From the Roundhouse: The Compromise Session?
I’ve talked about compromise before on this blog, but nowhere was it more evident than today at the Roundhouse.
A tough committee process saw Rep. Miguel Garcia, D-Albuquerque, amend his gun-show background-check bill again and again. That is until a proposed compromise from Rep. Nate Gentry, R-Albuquerque, on Friday that got 13 out of 16 members to back the bill was good enough for HB 77 to sail to a floor vote less than a week later.
The debate was intense at times, and certainly long, but the vote wasn’t close with 43 of 70 representatives saying “yes.” The governor is already on record saying she’ll sign it if it makes it to her desk.
There’s another key compromise Wednesday that will likely have a much tougher road and may not even be called a compromise by some.
Early attempts at repealing the New Mexico law that allows illegal immigrants to obtain driver’s licenses have fallen flat in the House with two separate bills dying quick deaths in committee.
Now SB 521 has been introduced, a bill sponsored by Senate Minority Leader Stuart Ingle, R-Portales, with two conservative Democrats as co-sponsors, Sen. John Arthur Smith of Deming and President Pro Tem Mary Kay Papen of Las Cruces.

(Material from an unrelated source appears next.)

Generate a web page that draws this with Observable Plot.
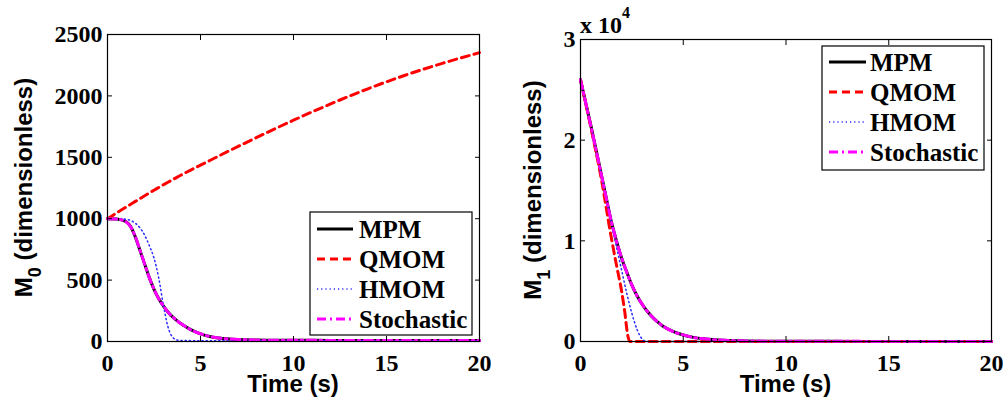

While Gov. Susana Martinez called SB 521 a “reasonable compromise” in a statement I received this afternoon, some Democrats are saying this is barely one.
That’s because the bill allows only some illegal immigrants to receive driver’s licenses.
Under SB 521, two different driver’s licenses would be issued, one valid for boarding planes and entering federal buildings, the other for driving only.
The first type would be issued to U.S. citizens and foreign nationals who could prove they’re in the U.S. legally (i.e. a valid visa). Foreign national licenses would expire when the authorization for them to stay does.
The second type would be issued only to so-called DREAMers, those brought to the US as children but who don’t have legal status in the country.
Any other illegal immigrants would not be allowed licenses under the bill.
With two Democratic senators already on board, some legislative math would show that only two others would have to join them to get the bill through the Senate.
But hold the phone because there’s another compromise on this issue.
Sen. Pete Campos, D-Las Vegas, says he’ll introduce a version similar to SB 521 Thursday that would allow all illegal immigrants to get that second-tier license, not just DREAMers.
This opens the door for a compromise. It seems only fitting.
Bill of the Day: House Bill 349
Freshman Rep. Liz Thomson, D-Albuquerque, wants to take it tougher for those with an ignition interlock to get that interlock removed from their cars.
Under her proposal, anyone looking to make their car interlock-free would have to go not only six months without tampering with the device but would also have to have no readings above a 0.04 (half the legal limit) and blow into the interlock at least once a week.
Thomson’s bill is waiting for a hearing in House Judiciary.